The first time I realized the importance of family was when I was away at college, without a cellphone or the internet. I wasn’t deprived. I just didn’t dream they were going to exist.

For students today it’s much easier to stay connected.

In a rundown dorm room in an old hotel in Pittsburgh (as far away from Palmerton as I was willing to go) we had a landline for inbound calls only. If I wanted to call home, I went to the pay phone by the elevator and called collect (no phone cards then either). I am embarrassed to say my mom would refuse the charges. As a divorced mom, she cut corners wherever she could.

I’d get the refusal and quickly run back to my room and wait for her to call me.

On a standing basis, we had a prearranged time.

Much to my roommates’ distress, my mom decided it would be every Sunday morning at 8 o’clock. No matter how late we stayed up or where we were the night before, I had to be at the phone at 8 a.m. Sunday.

We’d talk for a few minutes and that was it for the week. Unless there was a problem and then I’d make my way to the pay phone.

Only once during that time did my mother call me unexpectedly. And my roommate did not like it.
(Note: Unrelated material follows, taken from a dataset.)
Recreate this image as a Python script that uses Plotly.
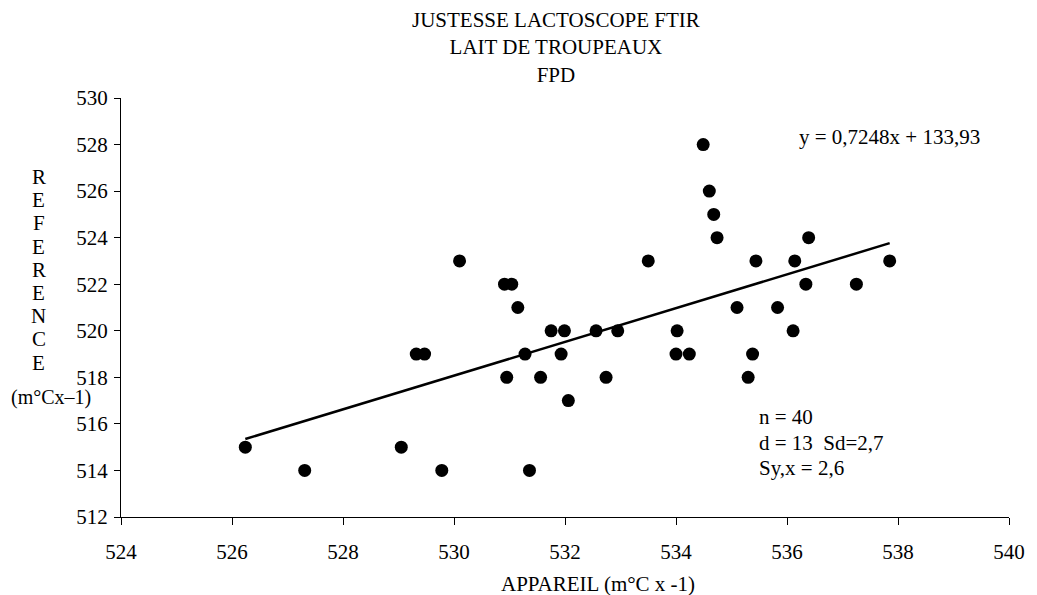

When I first arrived at college my roommate and I had an instant dislike of each other. We were both journalism students but that’s where the similarity ended.

She was from a city. I was from a small town.

She had a boyfriend across town and I hung out with the nerds down the hall.

She was rarely in the room and the one time she was, she didn’t appreciate that when she opened the door to leave the room, my friends had sealed the opening shut with newspaper.

She happened to be in the room on Oct. 18, 1977, when the Yankees won the World Series for the first time in a very long time.

My roommate was annoyed because she had to find me. I was running up and down the hallway screaming.

This year when the Phillies were in the Series, my husband was texting his sons throughout the whole game.

To be able to text in 1977 would have been amazing. And we would have bypassed my one-semester-only roommate.

No, we wrote letters the rest of the time. Handwritten letters.

My grandmother wrote letters to me, too. She would put things in the letters such as a tea bag, a dollar and once she stuffed a hot chocolate packet in the envelope.

I came home at the holidays and for the summer, traveling with friends or taking a taxi to an interesting section of the city to ride a Greyhound bus.

Some days there was an extra bus that left in the afternoon, but most of the time we pulled out in the dark at 5 a.m.

Either way it took forever to get home. At least eight hours because of all the stops.

Forty years later, I can still smell the diesel fuel and the stale air in the bus.

And on those journeys, I vowed those days to never ride a Greyhound again.

To date, I’ve kept that promise.

Those low spots made those special moments at home so much more meaningful. There wasn’t a cross word during that time. Those where the years my brothers stopped being annoying.

Both our mom and grandparents are gone now. The memories of turkey not being done on time or the sweet potatoes my mom forgot to take out of the microwave - three years running - will stay with me for life. My brother Mark and I chuckle every year about it. Now we have our own memories, like the year I sent the turkey carcass home to New York with him instead of leftovers. All grocery bags look the same.

Even though my brothers and I text each other, I can say we don’t text often enough.

It’s never enough.

And we certainly don’t pick up the phone as often as we should.

Funny, we have all the technology now and we still allow ourselves to be distant.

Do you need to pick up the phone and connect?

This holiday weekend might just be the time.